Are AI Stock Investors Headed Toward Disappointment?
Susan Dziubinski: This week, we have two major hyperscalers, Microsoft MSFT and Meta Platforms META, reporting earnings. What will truly be crucial in their reports as we get updates from all hyperscalers in the coming weeks? Also, how do their valuations appear as we enter this earnings season?
David Sekera: Microsoft and Meta are both currently rated as 4-star stocks and are trading at a 22% discount to their fair value. However, I see Microsoft primarily as a core holding, while Meta seems more like a bet on AI, with their capital expenditures focused on expanding their AI operations. Regarding the recent quarter’s earnings, I see no reason they can’t meet or exceed expectations. Yet, I believe the market’s primary focus will be on their future capital expenditure forecasts rather than just this past quarter’s earnings.

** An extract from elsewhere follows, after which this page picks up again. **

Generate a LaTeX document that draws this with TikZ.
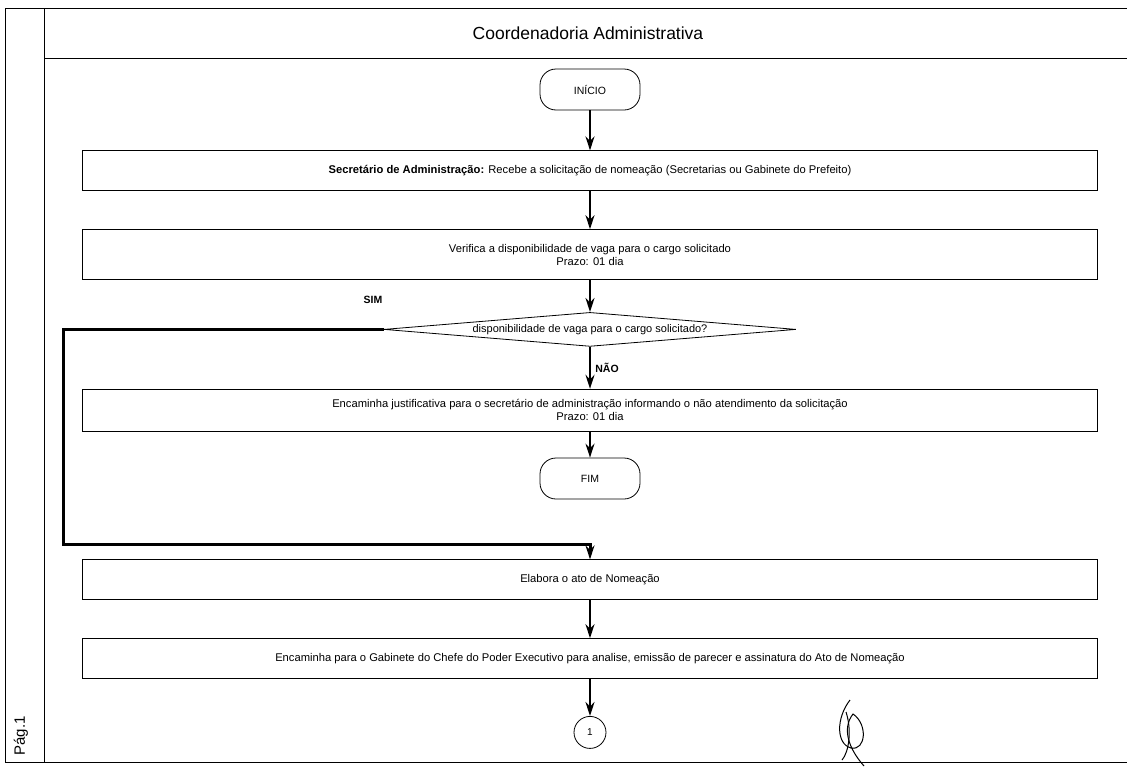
\documentclass[tikz,border=0pt]{standalone}
\usepackage{fontspec}
\setmainfont{Liberation Sans}
\usetikzlibrary{positioning, shapes.geometric, arrows.meta}
\tikzset{
    flow/.style={-{Stealth[length=14pt,width=9pt]}, line width=2pt}, % the thick arrows between the steps
    sim line/.style={-{Stealth[length=14pt,width=9pt]}, line width=3pt}, % the long way round for SIM
    stepbox/.style={draw, line width=0.8pt, minimum width=1015pt, minimum height=40pt, align=center, font=\fontsize{11.2}{13}\selectfont}, % one step of the process
    terminal/.style={draw, line width=0.8pt, rounded corners=16pt, minimum width=100pt, minimum height=41pt, font=\fontsize{10.5}{12}\selectfont}, % start and end
    decision/.style={draw, diamond, aspect=12, line width=0.8pt, inner sep=0pt, minimum width=412pt, minimum height=34pt, font=\fontsize{11}{13}\selectfont},
    pageref/.style={draw, circle, line width=0.8pt, minimum size=32pt, inner sep=0pt, font=\fontsize{10}{12}\selectfont}, % off-page connector
    lbl/.style={font=\bfseries\fontsize{10.5}{12}\selectfont},
    frame/.style={line width=1pt},
}

\begin{document}
\begin{tikzpicture}[x=1pt, y=-1pt]
    \useasboundingbox (0,0) rectangle (1127,766);
    % frame of the page
    \draw[frame] (5,8) -- (1127,8);
    \draw[frame] (5,8) -- (5,762);
    \draw[frame] (44,8) -- (44,762);
    \draw[frame] (44,58) -- (1127,58);
    \draw[frame] (5,762) -- (1127,762);
    \node[font=\fontsize{17.5}{20}\selectfont] (title) at (588,33) {Coordenadoria Administrativa};
    \node[rotate=90, font=\fontsize{15}{17}\selectfont] (page) at (21,736) {Pág.1};

    \node[terminal] (start) at (590,89.5) {INÍCIO};
    \node[stepbox, below=40pt of start] (recebe) {\textbf{Secretário de Administração:} Recebe a solicitação de nomeação (Secretarias ou Gabinete do Prefeito)};
    \node[stepbox, below=38pt of recebe, minimum height=50pt] (verifica) {Verifica a disponibilidade de vaga para o cargo solicitado\\Prazo: 01 dia};
    \node[decision, below=32pt of verifica] (vaga) {disponibilidade de vaga para o cargo solicitado?};
    \node[stepbox, below=42pt of vaga, minimum height=42pt] (justifica) {Encaminha justificativa para o secretário de administração informando o não atendimento da solicitação\\Prazo: 01 dia};
    \node[terminal, below=26pt of justifica] (fim) {FIM};
    \node[stepbox, below=60pt of fim] (elabora) {Elabora o ato de Nomeação};
    \node[stepbox, below=38pt of elabora] (gabinete) {Encaminha para o Gabinete do Chefe do Poder Executivo para analise, emissão de parecer e assinatura do Ato de Nomeação};
    \node[pageref, below=37pt of gabinete] (next) {1};
    \node[lbl] (sim) at (373,300) {SIM};
    \coordinate (turn) at (63,544);

    \draw[flow] (start) -- (recebe);
    \draw[flow] (recebe) -- (verifica);
    \draw[flow] (verifica) -- (vaga);
    \draw[flow] (vaga) -- node[lbl, right=1pt] (nao) {NÃO} (justifica);
    \draw[flow] (justifica) -- (fim);
    \draw[sim line] (vaga.west) -| (turn) -| (elabora.north);
    \draw[flow] (elabora) -- (gabinete);
    \draw[flow] (gabinete) -- (next);

    % rubrica
    \draw[line width=1pt] (850,700) .. controls (836,718) and (836,744) .. (851,748) .. controls (866,751) and (868,724) .. (853,714) .. controls (842,728) and (848,748) .. (864,766);
    \draw[line width=1pt] (846,712) .. controls (852,730) and (849,752) .. (842,760);
\end{tikzpicture}
\end{document}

Last week, I prepared a chart to illustrate the anticipated growth in capital expenditures (capex). For each major hyperscaler, I included projections for 2026 capex spending, compared to last year’s model, along with the ratio of capex to revenue. For example, our current forecast for Meta indicates a $78 billion increase over the last year, which represents 33% of their sales on capex, up from 25%. Microsoft is expected to have $94 billion in capex this year, a significant jump from the previous projection of $57 billion, representing nearly 30% of revenues.
Regarding Alphabet GOOGL and Amazon.com AMZN, we are anticipating substantial increases, notably with Amazon’s capex expected to rise from $74 billion to $134 billion, bringing their spending to 17% of sales, up from 10%. I believe there’s considerable potential for even higher projections from our current estimates, particularly for Meta, with consensus suggesting $95 billion for 2026.
The market seems to expect numbers for capex spending to rise beyond our forecasts; if these increases don’t materialize, it could lead to significant disappointment in the AI stock sector, which may currently be overvalued. According to our base case, many AI stocks are already becoming too extended, and continued growth in capex expectations is vital to sustain the AI narrative moving forward.